Updated March 9, 2019 - 12:23 am

When you think of the top spots for home construction around the Las Vegas Valley, you’ll likely point to areas like Summerlin, the southwest and Henderson.

But sales are rising fastest in another spot altogether: the east side of town.

Compared with other sections of the valley, the east side is older and largely overlooked by developers. But its home prices are lower and, amid affordability concerns in the valley, buyers are showing up.

Builders closed 525 new-home sales in the eastern Las Vegas Valley last year, up 89.5 percent from 2017 — by far the fastest growth rate among valley submarkets, according to Las Vegas-based Home Builders Research.

To be sure, builders’ sales volume there was a fraction of what they fetched in other areas. Developers last year closed the most sales in the southwest, at 3,741, and second-fewest in the eastern valley, Home Builders Research reported.

But there’s a simple reason why its sales totals are climbing fast.

“The bottom line is price,” Home Builders Research President Andrew Smith said. “That’s the most affordable area.”

Overall last year, the median sales price of newly built homes in the valley was about $383,700, according to SalesTraq, the residential research arm of Las Vegas consulting firm Applied Analysis.

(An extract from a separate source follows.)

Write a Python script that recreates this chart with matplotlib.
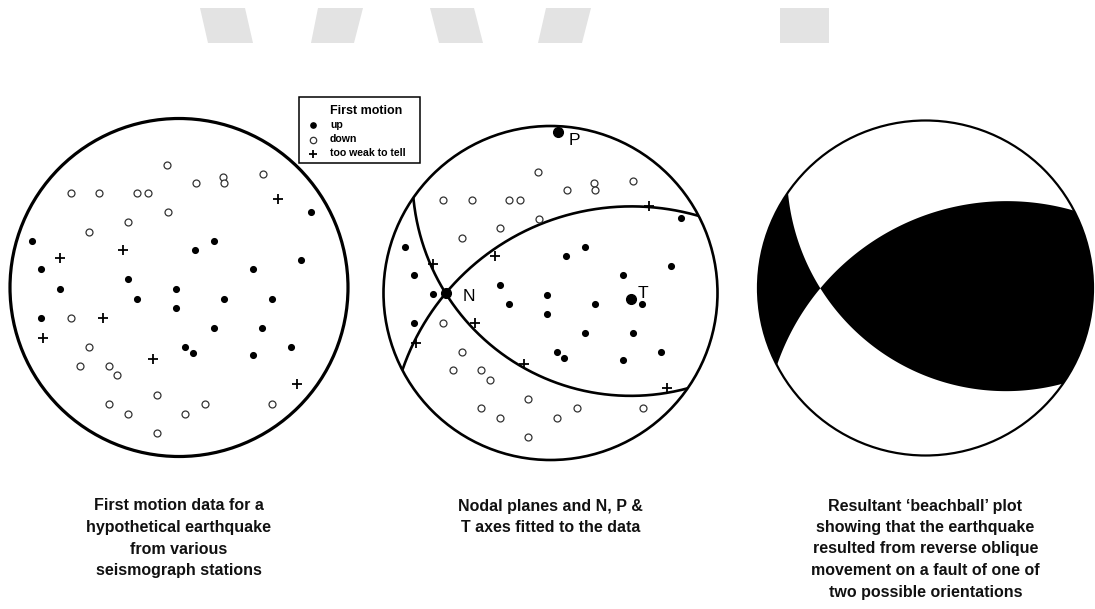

By comparison, the average sales price in the eastern valley for builder LGI Homes is in the mid-$200,000 range, according to division president Chris Kelly, who oversees Western U.S. operations.

The Texas-based developer focuses on entry-level buyers and expanded to Las Vegas last year. Its current project sites are exclusively in the eastern valley, and as Kelly confirmed, it has closed more than 50 sales so far — all at a subdivision on Lake Mead Boulevard near Lamb Boulevard.

He said the company aims to offer a “great value for first-time buyers who, frankly, might be priced out” of more “desirable” areas like Henderson or Summerlin.

There isn’t much vacant land on the east side, but builders aren’t exactly lining up to buy what’s left. Kelly said this week that when LGI bought its project sites here, it felt like his company was the only one looking at them.

As of spring 2018, the first two sites that LGI acquired in Las Vegas had eyesore neighbors. One was down the street from a cluster of abandoned, vandalized homes, whose owner had been hit with abatement notices from Clark County saying the structures were fire-damaged and “open to vagrants and rodents.” The other site was next to a vacant lot that had been overtaken by a homeless camp.

But after a year in which Las Vegas home prices grew at one of the fastest rates in the nation, homebuilders fetched record prices in Southern Nevada, and resales tumbled amid worries that buyers were getting squeezed out, less-expensive houses will likely get plenty of attention in 2019.

As Smith put it: “I think the demand is huge.”